At stake isn’t just Democrat Hickenlooper’s tough reelection, but that of fellow Democrat Senator Mark Udall—and, given the electoral map, potential control of the Senate. Oil and gas groups are gearing up to pour in $20 million in Colorado to defeat the initiatives, which they say would essential halve or effectively halt fracking in Colorado. Fracking generated $29.5 billion in economic activity in Colorado in 2012, creating 111,000 direct jobs with an average wage of $74,811, according to the Colorado Petroleum Association.

“Oil and gas has been the spark of the recovery for Colorado and these initiatives would destroy that,” says Stan Dempsey, head of the association. “Why [Polis] thinks that only he has the perfect solution rather than the experts at the Colorado Oil and Gas Commission is beyond me.” Dempsey notes that the industry just went through an extensive rule making process last year in Colorado.

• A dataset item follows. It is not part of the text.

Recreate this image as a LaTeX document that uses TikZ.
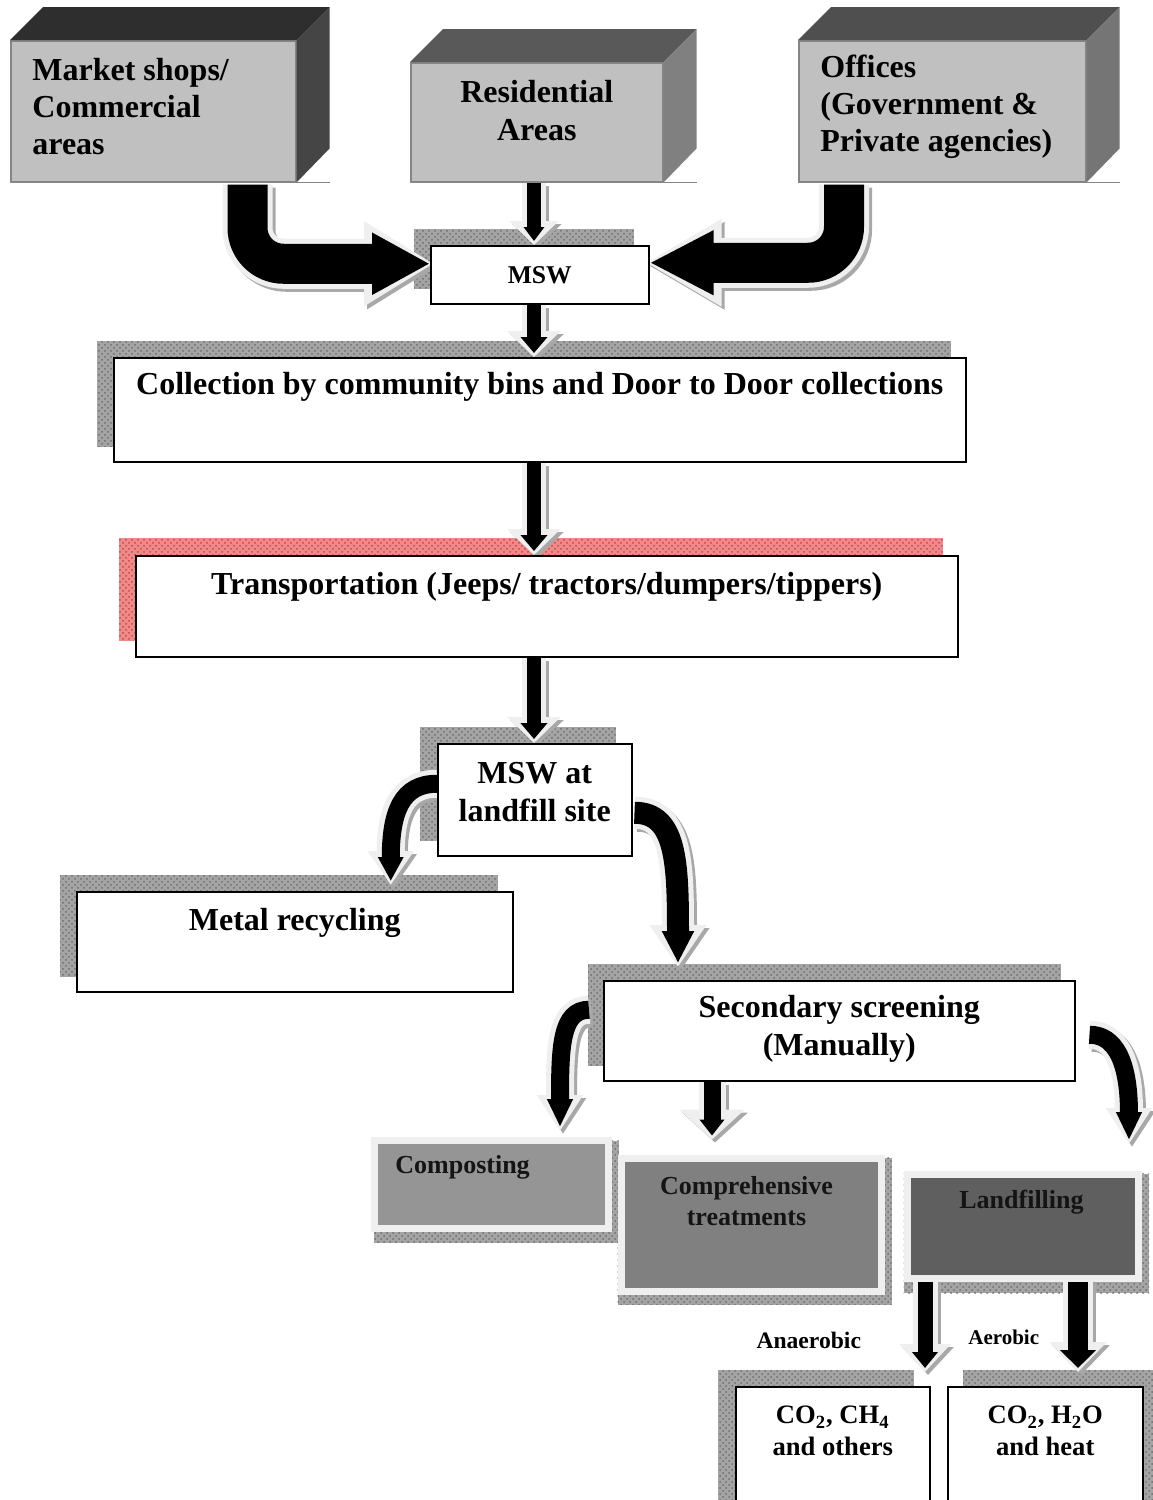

First elected in 2008, Polis is a wealthy businessman and philanthropist, who founded a number of ecommerce companies, including ProFlowers.com. In 2008, he became the first openly gay parent elected to Congress, and while in office sponsored the Race to the Top education reform and has been a defender of the virtual currency Bitcoin. He represents a relatively safe seat, and given his personal fortune is not beholden to leaders or rich patrons to fundraise.

He first got involved in fracking issues in early 2012 when he lobbied Encana Corp. to halt construction on wells close to Red Hawk Elementary School in Erie, Colorado. “Many families have moved out of that area,” Polis tells TIME. “It absolutely hurt the housing market, then people saw fracking going in.” Polis says that having fracking within eyesight of a building reduces property values between 5% and 15%. He also cites environmental concerns given that there were 400 spills last year alone, many of them in populated areas.

Polis says he isn’t anti-fracking and that he believes in an “all of the above” energy policy. “It’s exciting that our state is contributing to American energy independence,” Polis says. But, he adds, he wants companies to act more respectfully of the population. One of his initiatives would require extending setbacks to 2,000 feet from existing buildings, a move that would cut in half the amount of available land or fracking in Colorado, Dempsey says.

Polis argues that it’s such a big issue for his constituents, he cannot ignore the problem. He would prefer a legislative solution, but the “window for that is closing,” leaving him no choice but to proceed with his ballot initiatives. He has contributed personal money to the push to get enough signatures to get on the ballot.

The Colorado Petroleum Association’s Dempsey compares Polis’s tactics, given the ongoing legislative process, to “negotiating with a gun to our heads.” “If he was serious he’d set aside the ballot initiatives, sit down with all the stakeholders and thrash out a compromise,” Dempsey said of Polis. “But it’s his way or the high way and the high way is going to be an expensive and potentially divisive political fight.”

Correction: The original version of this story misstated the fracking setback in the Polis ballot initiative. It is 2,000 feet.